Martin Pipe Handicap Hurdle

Well it’s almost over, the last race is here until next year. The final race of Cheltenham this year is the Martin Pipe Handicap Hurdle, a race in which the Irish and Great Britain have both won five times each. Gordon Elliott will be hoping to win this race for a third year running and nose the Irish ahead with current favourite Dallas Des Pictons. However, this race has only ever been won by one favourite and eight of its 10 winners have come in at 11/1 or higher. The lack of previous Cheltenham experience doesn’t appear to be as much of an issue in this race, with five winners only running at the course once before and nine of them were recording their first Cheltenham win.

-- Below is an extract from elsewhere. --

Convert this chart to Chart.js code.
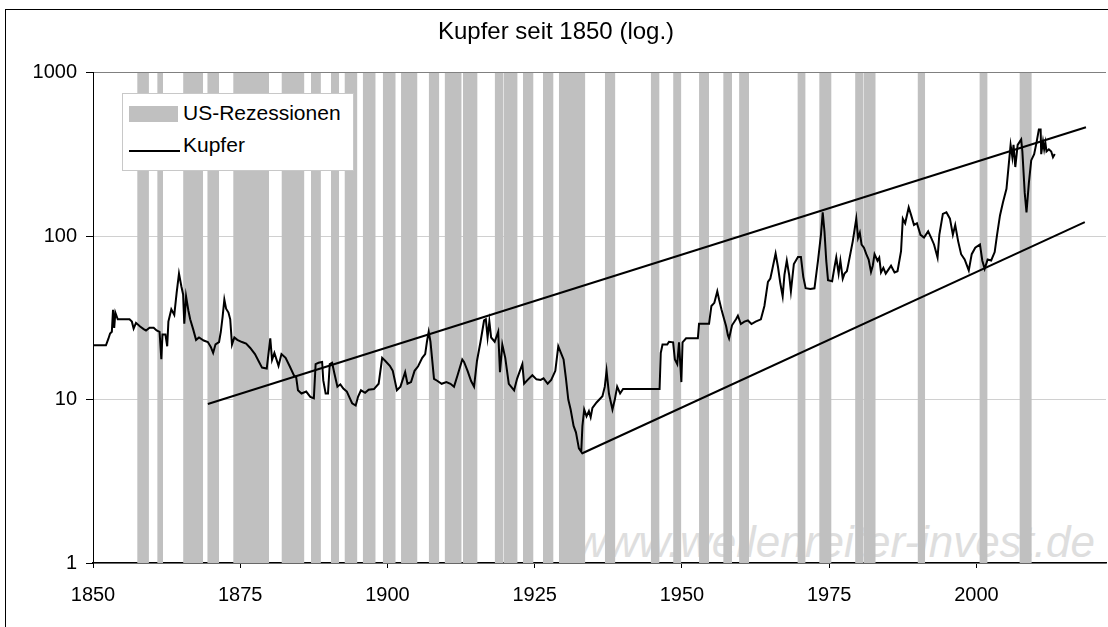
<!DOCTYPE html>
<html><head><meta charset="utf-8">
<script src="https://cdn.jsdelivr.net/npm/chart.js@4.4.1/dist/chart.umd.min.js"></script>
<style>
html,body{margin:0;padding:0;background:#fff;width:1108px;height:627px;overflow:hidden;font-family:"Liberation Sans",Arial,sans-serif;}
#frame{position:absolute;left:5px;top:9px;width:1200px;height:700px;border-left:1px solid #000;border-top:1px solid #000;}
#wm{position:absolute;right:13px;top:520px;font-size:44px;line-height:44px;font-style:italic;color:#dedede;white-space:nowrap;z-index:0;}
#c{position:absolute;left:6px;top:10px;z-index:1;}
#legend{position:absolute;left:122px;top:93px;width:230px;height:76px;border:1px solid #c8c8c8;background:#fff;z-index:2;}
#legend .sw{position:absolute;left:6px;top:12px;width:49px;height:16px;background:#c0c0c0;}
#legend .ln{position:absolute;left:6px;top:56px;width:51px;height:2px;background:#000;}
#legend .t{position:absolute;left:60px;font-size:21px;line-height:21px;color:#000;white-space:nowrap;}
</style>
</head><body>
<div id="frame"></div>
<div id="wm">www.wellenreiter-invest.de</div>
<canvas id="c" width="1102" height="617"></canvas>
<div id="legend">
  <div class="sw"></div><div class="t" style="top:8px">US-Rezessionen</div>
  <div class="ln"></div><div class="t" style="top:40px">Kupfer</div>
</div>
<script>
const titleText = 'Kupfer seit 1850 (log.)';
const xTickYears = [1850, 1875, 1900, 1925, 1950, 1975, 2000];
const yTickValues = [1, 10, 100, 1000];

const years = [1850.0,1851.2,1852.2,1852.6,1852.9,1853.2,1853.4,1853.6,1853.8,1854.2,1855.2,1856.2,1856.6,1856.9,1857.3,1858.0,1858.6,1859.0,1859.6,1860.3,1860.8,1861.3,1861.6,1861.8,1862.3,1862.6,1862.8,1863.3,1863.8,1864.2,1864.6,1865.0,1865.3,1865.5,1865.8,1866.2,1866.5,1867.0,1867.5,1868.0,1868.8,1869.5,1870.0,1870.4,1870.8,1871.4,1871.7,1872.0,1872.3,1872.6,1873.0,1873.3,1873.6,1874.0,1874.5,1875.3,1876.0,1876.7,1877.5,1878.2,1878.7,1879.5,1880.1,1880.4,1880.8,1881.5,1882.0,1882.7,1883.4,1884.1,1884.5,1884.8,1885.4,1886.2,1886.9,1887.5,1887.8,1888.3,1888.9,1889.1,1889.5,1889.9,1890.2,1890.6,1891.0,1891.5,1892.0,1892.5,1893.1,1893.6,1894.0,1894.6,1895.0,1895.5,1896.2,1896.8,1897.7,1898.5,1899.1,1899.6,1900.4,1900.9,1901.6,1902.2,1903.0,1903.4,1904.0,1904.6,1905.2,1905.9,1906.4,1906.7,1907.0,1907.3,1907.9,1908.5,1909.2,1910.0,1910.7,1911.3,1911.9,1912.7,1913.0,1913.6,1914.2,1914.7,1915.2,1915.8,1916.4,1916.7,1917.0,1917.3,1917.6,1918.2,1918.8,1919.1,1919.5,1920.0,1920.6,1921.5,1922.0,1922.9,1923.2,1923.8,1924.6,1925.3,1926.0,1926.5,1927.2,1927.8,1928.5,1929.0,1929.4,1929.9,1930.3,1930.7,1931.1,1931.6,1932.0,1932.5,1932.9,1933.1,1933.4,1933.8,1934.2,1934.5,1934.8,1935.5,1936.5,1936.9,1937.2,1937.6,1938.2,1938.6,1939.0,1939.5,1940.0,1940.8,1946.2,1946.4,1946.7,1947.5,1947.8,1948.5,1948.8,1949.2,1949.5,1949.9,1950.1,1950.7,1952.7,1952.9,1954.6,1955.0,1955.5,1956.0,1956.3,1956.7,1957.0,1957.5,1957.8,1958.0,1958.5,1959.2,1959.5,1960.0,1960.6,1961.2,1961.8,1962.5,1963.4,1964.0,1964.6,1965.0,1965.3,1965.9,1966.3,1966.7,1967.1,1967.4,1967.8,1968.2,1968.5,1969.0,1969.7,1970.2,1970.6,1971.0,1971.8,1972.5,1973.1,1973.6,1973.9,1974.2,1974.5,1974.8,1975.5,1975.9,1976.2,1976.6,1976.9,1977.3,1977.6,1978.0,1978.2,1979.0,1979.6,1979.9,1980.2,1980.5,1980.9,1981.3,1981.7,1982.1,1982.4,1982.7,1983.2,1983.5,1983.8,1984.2,1984.6,1985.0,1985.5,1986.1,1986.6,1987.2,1987.5,1987.9,1988.5,1988.9,1989.4,1989.9,1990.5,1991.1,1991.8,1992.3,1992.8,1993.4,1993.7,1994.3,1994.9,1995.5,1996.0,1996.4,1996.9,1997.4,1998.0,1998.7,1999.2,1999.8,2000.6,2001.0,2001.4,2001.9,2002.5,2003.1,2003.5,2004.0,2004.5,2005.1,2005.4,2005.8,2006.1,2006.3,2006.6,2007.0,2007.6,2007.8,2008.2,2008.5,2008.9,2009.3,2009.8,2010.2,2010.6,2010.9,2011.0,2011.3,2011.5,2011.7,2011.9,2012.3,2012.7,2013.0,2013.3];
const copper = [21.5,21.5,21.5,23.5,25.4,26,35.5,27.5,34,31,31,31,30,27.2,29.5,28,27,26.5,27.5,27.5,26.5,26,17.7,25,25,21.2,30,35.7,33,45,59,49.4,44,29.1,42.9,35,31,27,23.2,24,23,22.5,21,19.3,21.8,22.5,26,32,40.9,36,34.1,31,21.7,24,23.2,22.5,22,20.7,19,17,15.7,15.5,23.7,17.5,19.3,16.1,19,18,16,14.1,13.7,11.4,10.9,11.2,10.4,10.2,16.5,16.8,17,13.1,10.9,10.9,16.5,16.8,14.4,12,12.4,11.7,11.2,10.2,9.5,9.2,10.4,11.4,11,11.5,11.6,12.5,18,17.3,16.1,15,11.4,12,14.7,12.5,12.8,15,16,18,19,22.6,26,22.6,13.4,13,12.5,12.8,12.5,12,14.1,17.6,17,15,13,12,17.3,22.6,30.5,31,24,30,24,22.6,26,14.7,21.7,18,12.5,11.4,13.4,16.5,12.5,13.2,14.1,13.3,13.2,13.5,12.5,13.2,15,21.2,19.5,17.6,13.5,10,8.7,6.9,6.3,5.03,4.8,6.9,8.7,7.9,8.5,7.8,8.9,9.6,10.5,12,15,10.9,8.7,10,12,10.9,11.6,11.6,11.6,19.3,21.7,21.7,22.6,22.4,17.6,16.5,22.4,12.8,22.4,23.7,23.7,29.1,29.1,37.4,39.1,46,41,35.7,32.6,28.1,24.8,23.7,28.5,31.1,32.6,29,30,30.5,29,30,31,37.4,52.6,55,61.7,78.3,65,51.5,42.9,58,70.8,58,46,67.6,74.7,74.7,56.4,48.1,47.5,48,70.8,101.9,140,106.7,70.8,53.8,53,64.6,74.1,59,70.8,55,59,61,66.1,93,128,97.5,105,88.9,85,77.6,72,60.4,66,77.6,70.8,74,60,64,59,62,66,60,61,81.1,128,120,150,135,117,120,102,98,107,98,89,74,102,137,140,128,102,117,93,77.6,72,61.7,77.6,85,89,70.8,63.1,72,71,80,102,134,161,195,254,362,304,362,265,362,391,330,184,140,211,291,318,374,449,449,318,380,340,374,330,340,330,304,318];

const recStart = [1857.5,1860.9,1865.3,1869.4,1873.8,1882.0,1887.0,1890.4,1892.7,1895.8,1899.2,1902.3,1907.0,1909.7,1912.8,1918.2,1919.7,1923.0,1926.4,1929.1,1936.9,1944.7,1948.5,1952.9,1957.0,1959.7,1969.6,1973.3,1979.4,1980.8,1990.0,2000.5,2007.3];
const recEnd   = [1859.5,1861.9,1868.7,1871.4,1879.9,1885.9,1888.7,1891.8,1894.9,1898.0,1901.4,1905.1,1908.8,1912.6,1915.3,1919.7,1922.1,1924.8,1928.2,1933.6,1938.7,1946.2,1949.9,1954.6,1958.5,1961.4,1971.0,1975.4,1980.8,1982.9,1991.3,2001.9,2009.4];

const upperTrendYears = [1869.5, 2018.6];
const upperTrendValues = [9.4, 464];
const lowerTrendYears = [1933.0, 2018.4];
const lowerTrendValues = [4.68, 122];

const xMin = 1850, xMax = 2022;
const yMin = 1, yMax = 1000;

const copperPts = years.map((x, i) => ({x: x, y: copper[i]}));
const upperPts = upperTrendYears.map((x, i) => ({x: x, y: upperTrendValues[i]}));
const lowerPts = lowerTrendYears.map((x, i) => ({x: x, y: lowerTrendValues[i]}));
const recPts = [];
recStart.forEach((s, i) => {
  recPts.push({x: s, y: yMax});
  recPts.push({x: recEnd[i], y: yMax});
  recPts.push({x: recEnd[i], y: null});
});

Chart.defaults.font.family = '"Liberation Sans", Arial, sans-serif';
Chart.defaults.font.size = 20;
Chart.defaults.color = '#000';

new Chart(document.getElementById('c'), {
  type: 'line',
  data: {
    datasets: [
      {label: 'Kupfer', data: copperPts, borderColor: '#000', borderWidth: 2, pointRadius: 0, tension: 0, fill: false, order: 0},
      {label: 'Trend oben', data: upperPts, borderColor: '#000', borderWidth: 2, pointRadius: 0, fill: false, order: 1},
      {label: 'Trend unten', data: lowerPts, borderColor: '#000', borderWidth: 2, pointRadius: 0, fill: false, order: 2},
      {label: 'US-Rezessionen', data: recPts, borderColor: 'rgba(0,0,0,0)', borderWidth: 0, backgroundColor: '#c0c0c0', fill: 'start', pointRadius: 0, spanGaps: false, order: 10}
    ]
  },
  options: {
    responsive: false,
    animation: false,
    layout: {padding: {left: 0, right: 2, top: 0, bottom: 5}},
    plugins: {
      legend: {display: false},
      tooltip: {enabled: false},
      title: {display: true, text: titleText, color: '#000', font: {size: 24, weight: 'normal'}, padding: {top: 8, bottom: 26}}
    },
    scales: {
      x: {
        type: 'linear', min: xMin, max: xMax,
        afterBuildTicks: s => { s.ticks = xTickYears.map(v => ({value: v})); },
        ticks: {callback: v => String(v), padding: 15, maxRotation: 0, autoSkip: false},
        grid: {drawOnChartArea: false, drawTicks: true, tickLength: 5, tickColor: '#000'},
        border: {color: '#000', width: 1.5}
      },
      y: {
        type: 'logarithmic', min: yMin, max: yMax,
        afterBuildTicks: s => { s.ticks = yTickValues.map(v => ({value: v})); },
        afterFit: s => { s.width = 87; },
        ticks: {callback: v => String(v), padding: 9, autoSkip: false},
        grid: {color: c => (c.tick && c.tick.value === yMax) ? '#808080' : '#d0d0d0', tickColor: '#000', tickLength: 7},
        border: {color: '#000', width: 1}
      }
    }
  }
});
</script>
</body></html>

We do think the favourite will win this year however, in Dallas Des Pictons. Elliott’s six-year-old has won over distance and further this season, proving he can stay. He’s beaten large fields over in Ireland in his last two appearances, showing fight to hold off late challenges and we think he can do it again at 9/2*.

*All odds from 21.co.uk’s online sportsbook are correct at the time of writing.